▶ _DATASET SECTION_:
┄┄┄┄┄┄┄┄┄┄┄┄┄┄┄┄┄┄┄┄

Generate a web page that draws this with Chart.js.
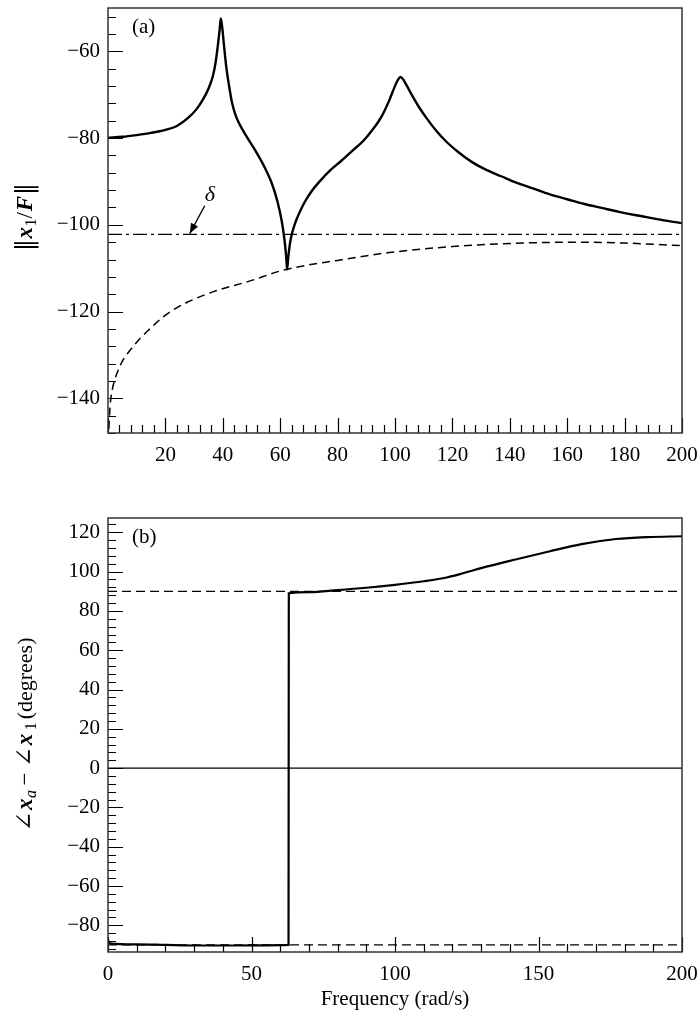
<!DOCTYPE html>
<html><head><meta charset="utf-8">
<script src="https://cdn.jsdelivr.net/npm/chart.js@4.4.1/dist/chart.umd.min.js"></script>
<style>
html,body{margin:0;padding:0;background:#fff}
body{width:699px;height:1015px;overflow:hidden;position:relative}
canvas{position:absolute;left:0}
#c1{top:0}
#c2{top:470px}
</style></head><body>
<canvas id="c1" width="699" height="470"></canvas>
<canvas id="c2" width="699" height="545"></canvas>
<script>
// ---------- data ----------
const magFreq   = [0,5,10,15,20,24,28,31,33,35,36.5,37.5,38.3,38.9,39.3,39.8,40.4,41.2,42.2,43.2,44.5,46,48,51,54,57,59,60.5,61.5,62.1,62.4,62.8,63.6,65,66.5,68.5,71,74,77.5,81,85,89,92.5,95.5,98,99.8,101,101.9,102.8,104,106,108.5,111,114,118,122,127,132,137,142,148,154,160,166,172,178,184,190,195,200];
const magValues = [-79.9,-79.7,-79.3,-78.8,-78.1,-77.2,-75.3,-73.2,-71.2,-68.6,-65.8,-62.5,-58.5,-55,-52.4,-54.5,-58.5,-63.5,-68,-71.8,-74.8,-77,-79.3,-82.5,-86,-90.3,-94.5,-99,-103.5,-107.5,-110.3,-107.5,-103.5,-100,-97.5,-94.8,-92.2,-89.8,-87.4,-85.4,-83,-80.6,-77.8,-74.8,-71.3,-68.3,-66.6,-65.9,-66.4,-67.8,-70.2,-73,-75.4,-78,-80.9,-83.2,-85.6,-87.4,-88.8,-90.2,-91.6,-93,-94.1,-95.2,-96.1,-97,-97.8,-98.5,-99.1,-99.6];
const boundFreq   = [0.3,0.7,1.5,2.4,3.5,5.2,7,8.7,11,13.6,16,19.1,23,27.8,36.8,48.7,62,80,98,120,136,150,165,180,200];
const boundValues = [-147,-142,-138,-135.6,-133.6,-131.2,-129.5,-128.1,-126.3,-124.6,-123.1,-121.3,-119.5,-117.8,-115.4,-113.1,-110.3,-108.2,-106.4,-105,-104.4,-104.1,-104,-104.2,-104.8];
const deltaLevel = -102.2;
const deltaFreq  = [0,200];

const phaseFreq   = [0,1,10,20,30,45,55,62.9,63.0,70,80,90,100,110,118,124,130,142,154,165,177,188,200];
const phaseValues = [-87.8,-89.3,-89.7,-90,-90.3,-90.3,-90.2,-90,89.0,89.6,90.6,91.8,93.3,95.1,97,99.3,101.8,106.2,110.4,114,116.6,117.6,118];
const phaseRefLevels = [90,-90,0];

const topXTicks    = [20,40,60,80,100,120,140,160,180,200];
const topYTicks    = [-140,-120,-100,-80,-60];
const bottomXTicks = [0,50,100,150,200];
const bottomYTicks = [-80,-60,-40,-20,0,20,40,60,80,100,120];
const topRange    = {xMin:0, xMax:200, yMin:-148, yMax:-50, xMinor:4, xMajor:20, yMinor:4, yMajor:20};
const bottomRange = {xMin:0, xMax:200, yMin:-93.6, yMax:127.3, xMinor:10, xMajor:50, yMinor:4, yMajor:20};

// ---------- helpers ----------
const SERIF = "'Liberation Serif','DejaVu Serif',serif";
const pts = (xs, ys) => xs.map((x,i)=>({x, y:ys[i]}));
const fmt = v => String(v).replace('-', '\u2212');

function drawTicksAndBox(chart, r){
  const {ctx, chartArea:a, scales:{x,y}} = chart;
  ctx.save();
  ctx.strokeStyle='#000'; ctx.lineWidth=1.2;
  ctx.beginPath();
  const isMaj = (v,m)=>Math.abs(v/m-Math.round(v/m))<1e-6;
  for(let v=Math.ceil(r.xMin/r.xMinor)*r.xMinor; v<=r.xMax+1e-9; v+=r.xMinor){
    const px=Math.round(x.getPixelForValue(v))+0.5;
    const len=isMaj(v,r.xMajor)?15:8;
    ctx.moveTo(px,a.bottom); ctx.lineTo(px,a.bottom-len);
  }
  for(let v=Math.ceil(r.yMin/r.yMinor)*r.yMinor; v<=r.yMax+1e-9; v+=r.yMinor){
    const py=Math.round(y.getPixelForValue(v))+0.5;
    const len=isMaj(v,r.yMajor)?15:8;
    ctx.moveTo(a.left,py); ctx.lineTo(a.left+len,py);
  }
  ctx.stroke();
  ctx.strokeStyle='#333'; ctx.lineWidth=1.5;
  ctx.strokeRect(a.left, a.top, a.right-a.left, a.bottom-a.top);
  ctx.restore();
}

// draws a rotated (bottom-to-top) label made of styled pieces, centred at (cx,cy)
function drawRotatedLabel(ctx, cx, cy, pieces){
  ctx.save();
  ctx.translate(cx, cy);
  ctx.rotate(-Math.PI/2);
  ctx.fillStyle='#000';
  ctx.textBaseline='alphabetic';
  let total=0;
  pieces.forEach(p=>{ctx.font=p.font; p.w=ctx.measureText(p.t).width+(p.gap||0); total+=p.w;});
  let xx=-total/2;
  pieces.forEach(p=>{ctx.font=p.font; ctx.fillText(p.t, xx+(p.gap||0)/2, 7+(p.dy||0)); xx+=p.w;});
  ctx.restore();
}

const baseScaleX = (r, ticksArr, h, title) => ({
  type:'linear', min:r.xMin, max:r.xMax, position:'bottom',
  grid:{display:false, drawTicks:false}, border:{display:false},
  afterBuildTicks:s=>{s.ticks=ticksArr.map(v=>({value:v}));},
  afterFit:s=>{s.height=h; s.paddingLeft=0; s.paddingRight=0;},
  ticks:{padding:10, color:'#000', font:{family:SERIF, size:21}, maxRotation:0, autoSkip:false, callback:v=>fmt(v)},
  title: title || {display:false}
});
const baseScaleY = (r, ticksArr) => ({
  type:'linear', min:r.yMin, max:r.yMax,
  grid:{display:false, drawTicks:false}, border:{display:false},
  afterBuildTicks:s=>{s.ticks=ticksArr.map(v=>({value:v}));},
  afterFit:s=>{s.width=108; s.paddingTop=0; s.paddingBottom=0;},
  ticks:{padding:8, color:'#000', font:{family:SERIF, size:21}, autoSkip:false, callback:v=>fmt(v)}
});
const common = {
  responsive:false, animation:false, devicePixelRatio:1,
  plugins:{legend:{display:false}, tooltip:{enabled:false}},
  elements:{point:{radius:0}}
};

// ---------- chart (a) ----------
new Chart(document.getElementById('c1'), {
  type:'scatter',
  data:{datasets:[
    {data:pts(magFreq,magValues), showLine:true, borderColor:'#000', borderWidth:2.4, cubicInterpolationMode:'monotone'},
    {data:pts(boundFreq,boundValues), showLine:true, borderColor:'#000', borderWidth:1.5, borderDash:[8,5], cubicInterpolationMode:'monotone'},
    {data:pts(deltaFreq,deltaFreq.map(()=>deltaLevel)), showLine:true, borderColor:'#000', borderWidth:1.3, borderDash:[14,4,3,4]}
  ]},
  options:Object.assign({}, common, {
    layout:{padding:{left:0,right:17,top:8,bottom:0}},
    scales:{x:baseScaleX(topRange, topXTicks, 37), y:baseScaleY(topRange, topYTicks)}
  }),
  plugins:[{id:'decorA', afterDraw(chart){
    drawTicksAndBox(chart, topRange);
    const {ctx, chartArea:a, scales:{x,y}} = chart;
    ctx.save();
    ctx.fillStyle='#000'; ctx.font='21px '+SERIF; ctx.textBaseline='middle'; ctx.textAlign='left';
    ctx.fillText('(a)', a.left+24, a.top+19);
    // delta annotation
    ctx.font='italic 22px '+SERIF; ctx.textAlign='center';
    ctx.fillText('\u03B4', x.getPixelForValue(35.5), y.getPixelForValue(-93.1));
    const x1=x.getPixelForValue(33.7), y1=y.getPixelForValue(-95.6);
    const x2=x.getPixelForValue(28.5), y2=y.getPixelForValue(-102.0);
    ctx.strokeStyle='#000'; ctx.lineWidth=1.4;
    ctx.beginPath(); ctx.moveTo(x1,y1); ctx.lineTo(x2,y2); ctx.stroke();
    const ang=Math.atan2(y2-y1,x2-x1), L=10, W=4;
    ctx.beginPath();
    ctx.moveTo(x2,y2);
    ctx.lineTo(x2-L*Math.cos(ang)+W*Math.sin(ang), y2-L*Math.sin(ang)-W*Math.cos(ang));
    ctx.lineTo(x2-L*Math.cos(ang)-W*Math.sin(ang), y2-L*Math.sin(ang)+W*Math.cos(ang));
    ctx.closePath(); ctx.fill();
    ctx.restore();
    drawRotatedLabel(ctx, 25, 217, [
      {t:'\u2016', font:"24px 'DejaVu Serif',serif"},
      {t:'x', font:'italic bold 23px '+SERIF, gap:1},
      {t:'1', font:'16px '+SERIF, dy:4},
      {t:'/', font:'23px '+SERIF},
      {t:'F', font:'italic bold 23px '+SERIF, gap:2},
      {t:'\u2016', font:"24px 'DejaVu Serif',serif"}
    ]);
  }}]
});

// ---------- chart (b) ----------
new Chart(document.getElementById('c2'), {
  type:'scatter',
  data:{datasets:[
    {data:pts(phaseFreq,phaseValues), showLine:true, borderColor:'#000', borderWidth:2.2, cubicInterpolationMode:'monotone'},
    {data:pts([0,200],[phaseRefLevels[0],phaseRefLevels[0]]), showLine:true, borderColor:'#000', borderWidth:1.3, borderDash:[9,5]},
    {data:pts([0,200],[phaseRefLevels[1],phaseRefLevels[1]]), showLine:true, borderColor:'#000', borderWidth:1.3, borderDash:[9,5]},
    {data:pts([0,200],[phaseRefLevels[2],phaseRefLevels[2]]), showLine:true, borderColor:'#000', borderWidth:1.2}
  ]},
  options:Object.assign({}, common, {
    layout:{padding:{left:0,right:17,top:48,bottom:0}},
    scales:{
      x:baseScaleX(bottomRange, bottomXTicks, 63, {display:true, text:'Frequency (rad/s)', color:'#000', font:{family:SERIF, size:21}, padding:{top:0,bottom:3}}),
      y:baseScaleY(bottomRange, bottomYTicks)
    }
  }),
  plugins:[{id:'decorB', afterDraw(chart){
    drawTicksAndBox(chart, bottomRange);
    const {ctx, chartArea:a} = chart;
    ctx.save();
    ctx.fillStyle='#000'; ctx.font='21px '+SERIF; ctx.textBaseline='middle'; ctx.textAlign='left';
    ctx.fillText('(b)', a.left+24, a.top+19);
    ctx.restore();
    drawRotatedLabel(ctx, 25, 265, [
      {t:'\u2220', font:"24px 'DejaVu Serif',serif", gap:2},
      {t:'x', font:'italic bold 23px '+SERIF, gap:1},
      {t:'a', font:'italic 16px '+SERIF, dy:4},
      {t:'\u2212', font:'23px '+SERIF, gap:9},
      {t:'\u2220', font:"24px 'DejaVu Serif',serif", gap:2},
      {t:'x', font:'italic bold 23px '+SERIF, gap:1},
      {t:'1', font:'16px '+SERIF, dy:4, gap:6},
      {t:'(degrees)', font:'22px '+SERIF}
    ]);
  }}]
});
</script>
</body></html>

┄┄┄┄┄┄┄┄┄┄┄┄┄┄┄┄┄┄┄┄

▶ _STATED TASK_: Copy all lines from the listing that contain "draws".

▶ _ANSWER FOR THIS EXERCISE_:
Generate a web page that draws this with Chart.js.
// draws a rotated (bottom-to-top) label made of styled pieces, centred at (cx,cy)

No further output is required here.